Phase 3 — Immediate organic activity (hours 0-24). Within hours of creation, each account begins posting organic-looking content and engaging with content in its niche. This is not distribution content. This is warm-up content — low-effort posts that establish the account as a real user with genuine interests. The first 24 hours are the most scrutinized window in the account lifecycle. Inactivity during this window is a creation-flag confirmation signal.
Phase 4 — Graduated integration (days 8-14). Accounts that clear the 24-hour window without enforcement signals begin the standard warm-up protocol. Posting frequency increases gradually. Engagement volume increases gradually. By day 14, the account is distribution-ready.
What Are the Most Common Provisioning Mistakes?
After provisioning thousands of accounts across client fleets, we have identified the provisioning failures that recur most frequently:
Phone number reuse. Using the same phone number or number rotation service across multiple account creations. Platforms maintain phone number verification databases that persist across account deletions. A number that has verified five accounts is permanently flagged regardless of whether those accounts still exist.

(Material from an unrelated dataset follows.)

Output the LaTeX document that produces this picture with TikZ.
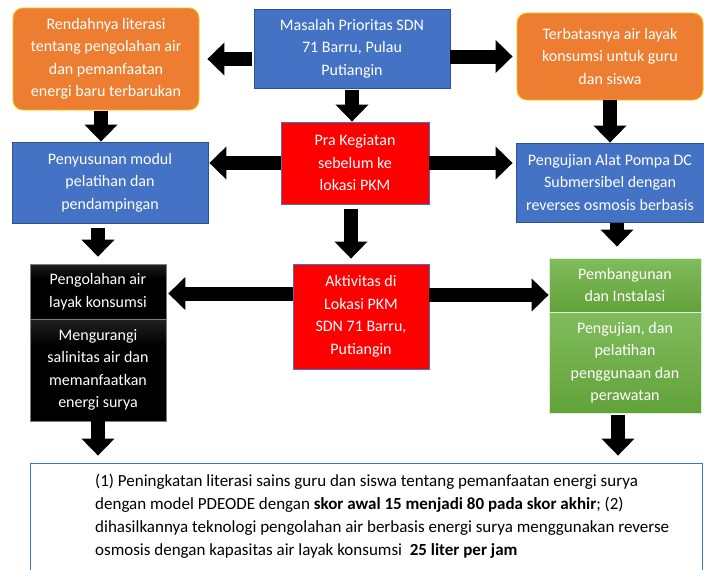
\documentclass[tikz,border=0pt]{standalone}
\usepackage{fontspec}
\setmainfont{Carlito}
\usepackage{xcolor}
\usetikzlibrary{arrows.meta}
\definecolor{oranye}{HTML}{ED7D31}
\definecolor{kuning}{HTML}{FFC000}
\definecolor{biru}{HTML}{4472C4}
\definecolor{biruTua}{HTML}{2F528F}
\definecolor{merah}{HTML}{FF0000}
\definecolor{hijauAtas}{HTML}{80BC5C}
\definecolor{hijauBawah}{HTML}{62A23A}
\definecolor{abu}{HTML}{7F7F7F}
\pgfdeclareverticalshading{hitamgradasi}{100bp}{color(0bp)=(black); color(62bp)=(black); color(100bp)=(black!62)}

\begin{document}
\begin{tikzpicture}
      [x=1pt, y=-1pt,
      every node/.style={align=center, text=white, inner sep=0pt,
        font=\fontsize{16}{22.5}\selectfont},
      oranyebox/.style={rectangle, rounded corners=10pt, fill=oranye, draw=kuning, line width=0.8pt},
      birubox/.style={rectangle, fill=biru, draw=biruTua, line width=0.8pt},
      merahbox/.style={rectangle, fill=merah, draw=biru, line width=0.8pt},
      hitambox/.style={rectangle, shading=hitamgradasi, draw=abu, line width=0.6pt},
      hijaubox/.style={rectangle, top color=hijauAtas, bottom color=hijauBawah, draw=white!75!hijauAtas, line width=0.8pt},
      panah/.style={line width=14pt, -{Triangle[width=32pt,length=17pt]}},
      ]
      \clip (0,0) rectangle (704,570);
      \fill[white] (0,0) rectangle (704,570);
      % baris atas
      \node[oranyebox, minimum width=186pt, minimum height=102pt] (rendah) at (106,59)
        {Rendahnya literasi\\tentang pengolahan air\\dan pemanfaatan\\energi baru terbarukan};
      \node[birubox, minimum width=196pt, minimum height=79pt] (masalah) at (352,48.5)
        {Masalah Prioritas SDN\\71 Barru, Pulau\\Putiangin};
      \node[oranyebox, minimum width=186pt, minimum height=87pt] (terbatas) at (610,56.5)
        {Terbatasnya air layak\\konsumsi untuk guru\\dan siswa};
      % baris tengah
      \node[birubox, minimum width=196pt, minimum height=81pt] (penyusunan) at (110,182.5)
        {Penyusunan modul\\pelatihan dan\\pendampingan};
      \node[merahbox, minimum width=148pt, minimum height=82pt] (pra) at (355,163)
        {Pra Kegiatan\\sebelum ke\\lokasi PKM};
      \node[birubox, minimum width=188pt, minimum height=79pt] (pengujian) at (610,182.5)
        {Pengujian Alat Pompa DC\\Submersibel dengan\\reverses osmosis berbasis};
      % baris bawah
      \node[hitambox, minimum width=136pt, minimum height=55pt] (pengolahan) at (98,291.5)
        {Pengolahan air\\layak konsumsi};
      \node[hitambox, minimum width=136pt, minimum height=102pt] (mengurangi) at (98,370)
        {Mengurangi\\salinitas air dan\\memanfaatkan\\energi surya};
      \node[merahbox, minimum width=136pt, minimum height=105pt] (aktivitas) at (361,316.5)
        {Aktivitas di\\Lokasi PKM\\SDN 71 Barru,\\Putiangin};
      \node[hijaubox, minimum width=152pt, minimum height=54pt] (pembangunan) at (625,285)
        {Pembangunan\\dan Instalasi};
      \node[hijaubox, minimum width=152pt, minimum height=101pt] (pelatihan) at (625,362.5)
        {Pengujian, dan\\pelatihan\\penggunaan dan\\perawatan};
      % hasil
      \node[rectangle, draw=biru, line width=0.8pt, fill=white, minimum width=672pt, minimum height=114pt] (hasil) at (366,520) {};
      \node[anchor=north west, align=left, text=black, font=\fontsize{17}{23}\selectfont] (hasilteks) at (95,474)
        {(1) Peningkatan literasi sains guru dan siswa tentang pemanfaatan energi surya\\
         dengan model PDEODE dengan \textbf{skor awal 15 menjadi 80 pada skor akhir}; (2)\\
         dihasilkannya teknologi pengolahan air berbasis energi surya menggunakan reverse\\
         osmosis dengan kapasitas air layak konsumsi\ \ \textbf{25 liter per jam}};
      % panah
      \coordinate (g) at ([yshift=-10pt]pembangunan.west);
      \draw[panah, shorten <=2pt, shorten >=8pt] (rendah.east -| masalah.west) -- (rendah.east);
      \draw[panah, shorten >=4pt] (terbatas.west -| masalah.east) -- (terbatas.west);
      \draw[panah, shorten <=2pt] (masalah.south) -- (masalah.south |- pra.north);
      \draw[panah, shorten <=1pt] ([xshift=-5pt]rendah.south) -- ([xshift=-5pt]rendah.south |- penyusunan.north);
      \draw[panah] (terbatas.south) -- (terbatas.south |- pengujian.north);
      \draw[panah, shorten >=1pt] (pra.west) -- (pra.west -| penyusunan.east);
      \draw[panah, shorten >=3pt] (pra.east) -- (pra.east -| pengujian.west);
      \draw[panah, shorten <=5pt, shorten >=5pt] ([xshift=-4pt]pra.south) -- ([xshift=-4pt]pra.south |- aktivitas.north);
      \draw[panah, shorten <=5pt, shorten >=7pt] (pengolahan.north |- penyusunan.south) -- (pengolahan.north);
      \draw[panah, shorten <=1pt, shorten >=11pt] ([xshift=7pt]pengujian.south) -- ([xshift=7pt]pengujian.south |- pembangunan.north);
      \draw[panah, shorten >=2pt] ([yshift=-2pt]pengolahan.east -| aktivitas.west) -- ([yshift=-2pt]pengolahan.east);
      \draw[panah] (g -| aktivitas.east) -- (g);
      \draw[panah, shorten >=7pt] (mengurangi.south) -- (mengurangi.south |- hasil.north);
      \draw[panah, shorten <=2pt, shorten >=7pt] ([xshift=-7pt]pelatihan.south) -- ([xshift=-7pt]pelatihan.south |- hasil.north);
\end{tikzpicture}
\end{document}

Profile photo reuse or similarity. Using the same or visually similar profile photos across accounts. Platforms run image similarity checks on profile photos as a bulk-creation detection signal. Each account needs a unique photo that passes distinctiveness checks.
Simultaneous creation bursts. Creating 20 accounts in a single day, even on separate devices and IPs. The creation velocity triggers platform-wide rate limiting that applies at the organizational level (the platform's detection of a coordinated creation campaign), not just the device level. Spread creation across 7-10 days with a maximum of 8 accounts created per day.
How Conbersa Handles Account Provisioning at Scale
Conbersa provisions accounts as a managed infrastructure service. When a fleet needs 50 accounts, Conbersa provisions 50 physical devices with unique carrier SIMs, creates accounts with unique identity signals per device, runs the full warm-up protocol, and delivers distribution-ready accounts to the client's fleet dashboard.
The client never touches the provisioning process. They do not provision phone numbers, create emails, or complete signup flows. They receive warm accounts on live devices, ready for content distribution. The provisioning complexity — the identity management, the creation timing, the warm-up workflow — is infrastructure, not operations.
Account provisioning is the architectural foundation of every distribution fleet. Get provisioning right and the fleet starts on a foundation of unlinked, platform-trusted accounts. Get provisioning wrong and the fleet starts on a foundation of accounts that were flagged at creation and will never reach full algorithmic distribution. There is no fixing a poorly provisioned account. There is only replacing it.